I have to confess I have not been keeping up with the literature but today I was reading an article in Smithsonian magazine (my favorite magazine, by the way) and found this quote by Chris Gerdes, who is described as “one of the leading engineers identifying novel problems facing autonomous driving and writing the code to solve them”: “Autonomous vehicles don’t eliminate human error. They shift it from the driver to the programmer.”
Obviously, this notion might prove to be extremely important in the future when someone has to decide whether to impose liability for injuries caused by an autonomous vehicle.
I also found interesting the description of how the programmer is working to identify and help solve the future problems: “Part of what Gerdes does is huddle with a team that includes not just engineers and programmers but also moral philosophers, and what has emerged is an ethical framework, or set of decision trees.”
The mention of moral philosophers, of course, made me think of the “trolley problem” (or here) which makes sense because this is the type of decision a programmer may have to find a solution to in order for the autonomous car to “act.”
If you are not familiar with the “trolley problem” take a look at the first 13 minutes of this video. Essentially, the question is whether you would act to switch a trolley from one track where it is headed to kill five people onto a track where it will kill one other person. I would not want to be the computer programmer in charge of deciding this type of thing in order to tell a car what to do.

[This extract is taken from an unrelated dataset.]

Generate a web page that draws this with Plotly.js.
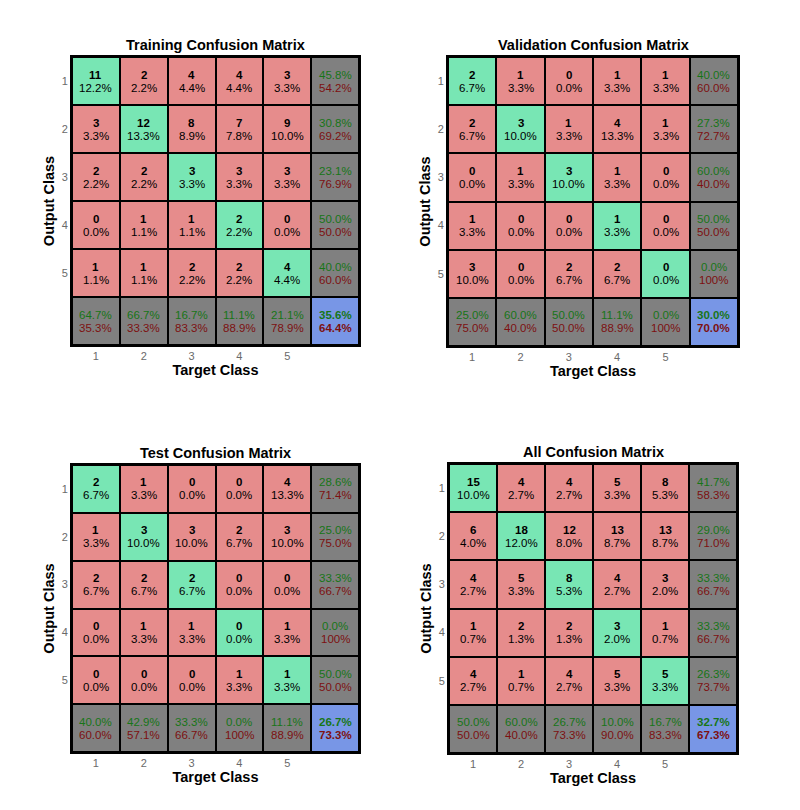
<!DOCTYPE html>
<html>
<head>
<meta charset="utf-8">
<script src="https://cdn.plot.ly/plotly-3.0.1.min.js"></script>
<style>html,body{margin:0;padding:0;background:#fff;}#chart{width:800px;height:810px;}</style>
</head>
<body>
<div id="chart"></div>
<script>
// ---- data ----
const classes = [1, 2, 3, 4, 5];
const titles = ["Training Confusion Matrix", "Validation Confusion Matrix", "Test Confusion Matrix", "All Confusion Matrix"];

const trainCounts = [
  [11, 2, 4, 4, 3],
  [3, 12, 8, 7, 9],
  [2, 2, 3, 3, 3],
  [0, 1, 1, 2, 0],
  [1, 1, 2, 2, 4]
];
const trainRowAcc = [45.8, 30.8, 23.1, 50.0, 40.0];
const trainColAcc = [64.7, 66.7, 16.7, 11.1, 21.1];
const trainAll = 35.6;

const valCounts = [
  [2, 1, 0, 1, 1],
  [2, 3, 1, 4, 1],
  [0, 1, 3, 1, 0],
  [1, 0, 0, 1, 0],
  [3, 0, 2, 2, 0]
];
const valRowAcc = [40.0, 27.3, 60.0, 50.0, 0.0];
const valColAcc = [25.0, 60.0, 50.0, 11.1, 0.0];
const valAll = 30.0;

const testCounts = [
  [2, 1, 0, 0, 4],
  [1, 3, 3, 2, 3],
  [2, 2, 2, 0, 0],
  [0, 1, 1, 0, 1],
  [0, 0, 0, 1, 1]
];
const testRowAcc = [28.6, 25.0, 33.3, 0.0, 50.0];
const testColAcc = [40.0, 42.9, 33.3, 0.0, 11.1];
const testAll = 26.7;

const allCounts = [
  [15, 4, 4, 5, 8],
  [6, 18, 12, 13, 13],
  [4, 5, 8, 4, 3],
  [1, 2, 2, 3, 1],
  [4, 1, 4, 5, 5]
];
const allRowAcc = [41.7, 29.0, 33.3, 33.3, 26.3];
const allColAcc = [50.0, 60.0, 26.7, 10.0, 16.7];
const allAll = 32.7;

const matrices = [
  {counts: trainCounts, row: trainRowAcc, col: trainColAcc, all: trainAll},
  {counts: valCounts, row: valRowAcc, col: valColAcc, all: valAll},
  {counts: testCounts, row: testRowAcc, col: testColAcc, all: testAll},
  {counts: allCounts, row: allRowAcc, col: allColAcc, all: allAll}
];

// ---- styling ----
const GREEN_TXT = "#177517";
const RED_TXT = "#7d1010";
const FONT = "Liberation Sans, Arial, Helvetica, sans-serif";
const CELL_FS = 11.5;
const LINE_OFF = 6.5;

function fmt(v) { return (v >= 100 ? "100" : v.toFixed(1)) + "%"; }

const xs = [1, 2, 3, 4, 5, 6];
const traces = [];
const annotations = [];

matrices.forEach((m, k) => {
  const ax = k === 0 ? "" : String(k + 1);
  const total = m.counts.flat().reduce((a, b) => a + b, 0);
  const z = [];
  function addPair(xv, yv, top, bottom, topColor, botColor, topBold, botBold) {
    annotations.push({
      xref: "x" + ax, yref: "y" + ax, x: xv, y: yv,
      text: topBold ? "<b>" + top + "</b>" : top,
      showarrow: false, yshift: LINE_OFF, xanchor: "center", yanchor: "middle",
      font: {family: FONT, size: CELL_FS, color: topColor}
    });
    annotations.push({
      xref: "x" + ax, yref: "y" + ax, x: xv, y: yv,
      text: botBold ? "<b>" + bottom + "</b>" : bottom,
      showarrow: false, yshift: -LINE_OFF, xanchor: "center", yanchor: "middle",
      font: {family: FONT, size: CELL_FS, color: botColor}
    });
  }
  for (let i = 0; i < 6; i++) {
    const zr = [];
    for (let j = 0; j < 6; j++) {
      const xv = xs[j], yv = xs[i];
      if (i < 5 && j < 5) {
        zr.push(i === j ? 1 : 0);
        const c = m.counts[i][j];
        addPair(xv, yv, String(c), (100 * c / total).toFixed(1) + "%", "#000", "#000", true, false);
      } else {
        const g = (i === 5 && j === 5) ? m.all : (j === 5 ? m.row[i] : m.col[j]);
        const r = Math.round((100 - g) * 10) / 10;
        const overall = (i === 5 && j === 5);
        zr.push(overall ? 3 : 2);
        addPair(xv, yv, fmt(g), fmt(r), GREEN_TXT, RED_TXT, overall, overall);
      }
    }
    z.push(zr);
  }
  traces.push({
    type: "heatmap",
    x: xs, y: xs, z: z,
    zmin: 0, zmax: 3,
    colorscale: [[0, "#e68c8c"], [0.25, "#e68c8c"], [0.25, "#78e6b4"], [0.5, "#78e6b4"], [0.5, "#808080"], [0.75, "#808080"], [0.75, "#7896e6"], [1, "#7896e6"]],
    showscale: false,
    xgap: 2, ygap: 2,
    hoverinfo: "skip",
    xaxis: "x" + ax, yaxis: "y" + ax
  });
});

// panel domains (pixels -> paper fractions)
const W = 800, H = 810;
const panels = [
  {l: 72, r: 359, t: 57, b: 345},
  {l: 448, r: 738, t: 57, b: 346},
  {l: 72, r: 359, t: 465, b: 752},
  {l: 449, r: 737, t: 464, b: 753}
];

const layout = {
  width: W, height: H,
  margin: {l: 0, r: 0, t: 0, b: 0},
  paper_bgcolor: "#ffffff",
  plot_bgcolor: "#000000",
  showlegend: false,
  font: {family: FONT},
  annotations: annotations
};

panels.forEach((p, k) => {
  const ax = k === 0 ? "" : String(k + 1);
  const xd = [p.l / W, p.r / W];
  const yd = [1 - p.b / H, 1 - p.t / H];
  layout["xaxis" + ax] = {
    domain: xd, anchor: "y" + ax, range: [0.5, 6.5],
    tickvals: classes, ticktext: classes.map(String),
    tickfont: {family: FONT, size: 11, color: "#6a6a6a"},
    ticks: "", ticklen: 0, showgrid: false, zeroline: false,
    showline: true, linecolor: "#000", linewidth: 2, mirror: true,
    title: {text: "<b>Target Class</b>", font: {family: FONT, size: 14.5, color: "#000"}, standoff: 0},
    fixedrange: true
  };
  layout["yaxis" + ax] = {
    domain: yd, anchor: "x" + ax, range: [6.5, 0.5],
    tickvals: classes, ticktext: classes.map(String),
    tickfont: {family: FONT, size: 11, color: "#6a6a6a"},
    ticks: "", ticklen: 0, showgrid: false, zeroline: false,
    showline: true, linecolor: "#000", linewidth: 2, mirror: true,
    title: {text: "<b>Output Class</b>", font: {family: FONT, size: 14.5, color: "#000"}, standoff: 4},
    fixedrange: true
  };
  layout.annotations.push({
    text: "<b>" + titles[k] + "</b>",
    xref: "paper", yref: "paper",
    x: (xd[0] + xd[1]) / 2, y: yd[1],
    xanchor: "center", yanchor: "bottom", yshift: 2,
    showarrow: false,
    font: {family: FONT, size: 14.5, color: "#000"}
  });
});

Plotly.newPlot("chart", traces, layout, {displayModeBar: false, staticPlot: true});
</script>
</body>
</html>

And if you think the trolley problem is too far fetched, think of a more common problem. How should the autonomous car react when a child darts in front of it? Should it simply stop even though it senses there is a car behind which might hit it and hurt the passengers in it? Should it veer to avoid the child but head to a collision into another car? And so on. The possibilities are endless.
Currently, we - humans - make those decisions based on reaction time and instinct and when injuries are caused, other humans pass value judgment on the conduct based on legal standards which depend on the circumstances.
How would - or should - all of this change in cases of injuries caused by autonomous vehicles given that the responsibility for making decisions is transferred to a computer programmer? Should the standard of care change to take into account the work of the programmer rather than the circumstances of the accident?